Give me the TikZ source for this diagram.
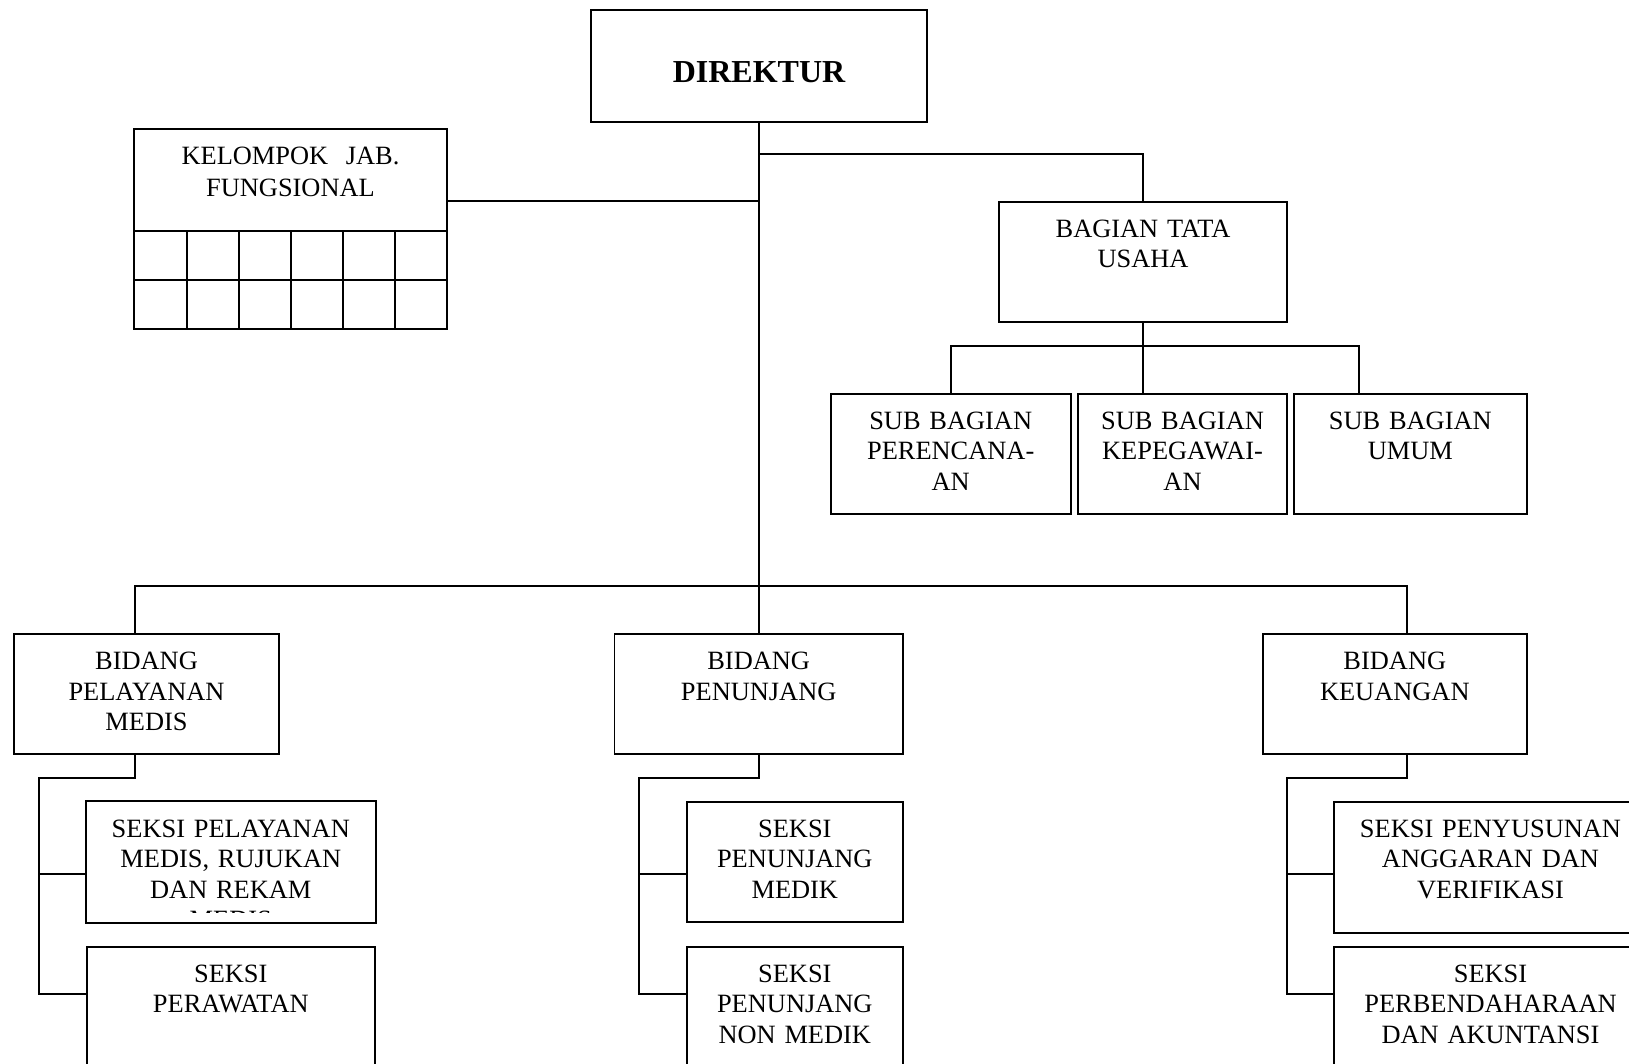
\documentclass[tikz,border=0pt]{standalone}
\usepackage{fontspec}
\setmainfont{Liberation Serif}

\newcommand{\unitfont}{\fontsize{13.2}{15.25}\selectfont}
\newcommand{\headfont}{\fontsize{16}{19}\selectfont\bfseries}

\begin{document}
\begin{tikzpicture}[x=0.5pt, y=-0.5pt, line width=0.85pt,
    unitbox/.style={draw, align=center, inner sep=0pt, font=\unitfont, text height=17.7pt, text depth=42.3pt},
    headbox/.style={draw, align=center, inner sep=0pt, font=\headfont, text height=36.45pt, text depth=19.7pt}]

\useasboundingbox (0,0) rectangle (1629,1064);

% Direktur
\node[headbox, text width=168.3pt] (dir) at (759,65.85) {DIREKTUR};

% Kelompok jabatan fungsional
\node[unitbox, text width=156.2pt, text depth=82.15pt] (kjf) at (290.5,229.2) {KELOMPOK\ \ JAB.\\[0.75pt]FUNGSIONAL};
\foreach \y in {231.3,280}
    \draw (134.3,\y) -- (446.7,\y);
\foreach \x in {186.7,238.7,290.7,342.7,394.7}
    \draw (\x,231.3) -- (\x,329);

% Bagian Tata Usaha
\node[unitbox, text width=144pt] (tu) at (1143,262) {BAGIAN TATA\\USAHA};
\node[unitbox, text width=120pt] (sb1) at (950.7,454) {SUB BAGIAN\\PERENCANA-\\AN};
\node[unitbox, text width=104.8pt] (sb2) at (1182.5,454) {SUB BAGIAN\\KEPEGAWAI-\\AN};
\node[unitbox, text width=116.65pt] (sb3) at (1410.3,454) {SUB BAGIAN\\UMUM};

% Bidang
\node[unitbox, text width=132.5pt] (b1) at (146.5,694.2) {BIDANG\\PELAYANAN\\MEDIS};
\node[unitbox, text width=144.35pt] (b2) at (758.7,694.2) {BIDANG\\PENUNJANG};
\node[unitbox, text width=132.15pt] (b3) at (1394.8,694.2) {BIDANG\\KEUANGAN};

% Seksi
\begin{scope}
    \clip (86.7,802) rectangle (375,912);
    \node[unitbox, draw=none, text width=144.15pt] (s11) at (230.8,862) {SEKSI PELAYANAN\\MEDIS, RUJUKAN\\DAN REKAM\\MEDIS};
\end{scope}
\draw (s11.north west) rectangle (s11.south east);
\node[unitbox, text width=144.15pt] (s12) at (230.8,1007) {SEKSI\\PERAWATAN};

\node[unitbox, text width=108.15pt] (s21) at (794.8,862) {SEKSI\\PENUNJANG\\MEDIK};
\node[unitbox, text width=108.15pt] (s22) at (794.8,1007) {SEKSI\\PENUNJANG\\NON MEDIK};

\node[unitbox, text width=156.2pt, text depth=47.8pt] (s31) at (1490.5,867.5) {SEKSI PENYUSUNAN\\ANGGARAN DAN\\VERIFIKASI};
\node[unitbox, text width=156.2pt] (s32) at (1490.5,1007) {SEKSI\\PERBENDAHARAAN\\DAN AKUNTANSI};

% Connectors
\coordinate (t0) at (759,154);
\coordinate (f0) at (759,200.7);
\coordinate (u1) at (950.7,346);
\coordinate (u3) at (1359,346);
\coordinate (j1) at (135,586);
\coordinate (j2) at (759,586);
\coordinate (j3) at (1407,586);
\coordinate (k1) at (39,778);
\coordinate (k2) at (639,778);
\coordinate (k3) at (1286.7,778);
\coordinate (y1) at (0,874);
\coordinate (y2) at (0,994);

\draw (dir.south) -- (dir.south |- b2.north);
\draw (t0) -| (tu.north);
\draw (f0) -- (f0 -| kjf.east);
\draw (tu.south) -- (tu.south |- sb2.north);
\draw (u1 |- sb1.north) -- (u1) -- (u3) -- (u3 |- sb3.north);
\draw (j1 |- b1.north) -- (j1) -- (j3) -- (j3 |- b3.north);

\foreach \i in {1,2,3} {
    \draw (j\i |- b\i.south) |- (k\i) |- (s\i2.west |- y2);
    \draw (k\i |- y1) -- (s\i1.west |- y1);
}

\end{tikzpicture}
\end{document}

--- Challenge ---
Give again, word for word, every line from the top of the data above to the line holding "text width=108.15pt] (s22)", inclusive, with the pictures left out.

--- Solution to this task ---
Give me the TikZ source for this diagram.
\documentclass[tikz,border=0pt]{standalone}
\usepackage{fontspec}
\setmainfont{Liberation Serif}

\newcommand{\unitfont}{\fontsize{13.2}{15.25}\selectfont}
\newcommand{\headfont}{\fontsize{16}{19}\selectfont\bfseries}

\begin{document}
\begin{tikzpicture}[x=0.5pt, y=-0.5pt, line width=0.85pt,
    unitbox/.style={draw, align=center, inner sep=0pt, font=\unitfont, text height=17.7pt, text depth=42.3pt},
    headbox/.style={draw, align=center, inner sep=0pt, font=\headfont, text height=36.45pt, text depth=19.7pt}]

\useasboundingbox (0,0) rectangle (1629,1064);

% Direktur
\node[headbox, text width=168.3pt] (dir) at (759,65.85) {DIREKTUR};

% Kelompok jabatan fungsional
\node[unitbox, text width=156.2pt, text depth=82.15pt] (kjf) at (290.5,229.2) {KELOMPOK\ \ JAB.\\[0.75pt]FUNGSIONAL};
\foreach \y in {231.3,280}
    \draw (134.3,\y) -- (446.7,\y);
\foreach \x in {186.7,238.7,290.7,342.7,394.7}
    \draw (\x,231.3) -- (\x,329);

% Bagian Tata Usaha
\node[unitbox, text width=144pt] (tu) at (1143,262) {BAGIAN TATA\\USAHA};
\node[unitbox, text width=120pt] (sb1) at (950.7,454) {SUB BAGIAN\\PERENCANA-\\AN};
\node[unitbox, text width=104.8pt] (sb2) at (1182.5,454) {SUB BAGIAN\\KEPEGAWAI-\\AN};
\node[unitbox, text width=116.65pt] (sb3) at (1410.3,454) {SUB BAGIAN\\UMUM};

% Bidang
\node[unitbox, text width=132.5pt] (b1) at (146.5,694.2) {BIDANG\\PELAYANAN\\MEDIS};
\node[unitbox, text width=144.35pt] (b2) at (758.7,694.2) {BIDANG\\PENUNJANG};
\node[unitbox, text width=132.15pt] (b3) at (1394.8,694.2) {BIDANG\\KEUANGAN};

% Seksi
\begin{scope}
    \clip (86.7,802) rectangle (375,912);
    \node[unitbox, draw=none, text width=144.15pt] (s11) at (230.8,862) {SEKSI PELAYANAN\\MEDIS, RUJUKAN\\DAN REKAM\\MEDIS};
\end{scope}
\draw (s11.north west) rectangle (s11.south east);
\node[unitbox, text width=144.15pt] (s12) at (230.8,1007) {SEKSI\\PERAWATAN};

\node[unitbox, text width=108.15pt] (s21) at (794.8,862) {SEKSI\\PENUNJANG\\MEDIK};
\node[unitbox, text width=108.15pt] (s22) at (794.8,1007) {SEKSI\\PENUNJANG\\NON MEDIK};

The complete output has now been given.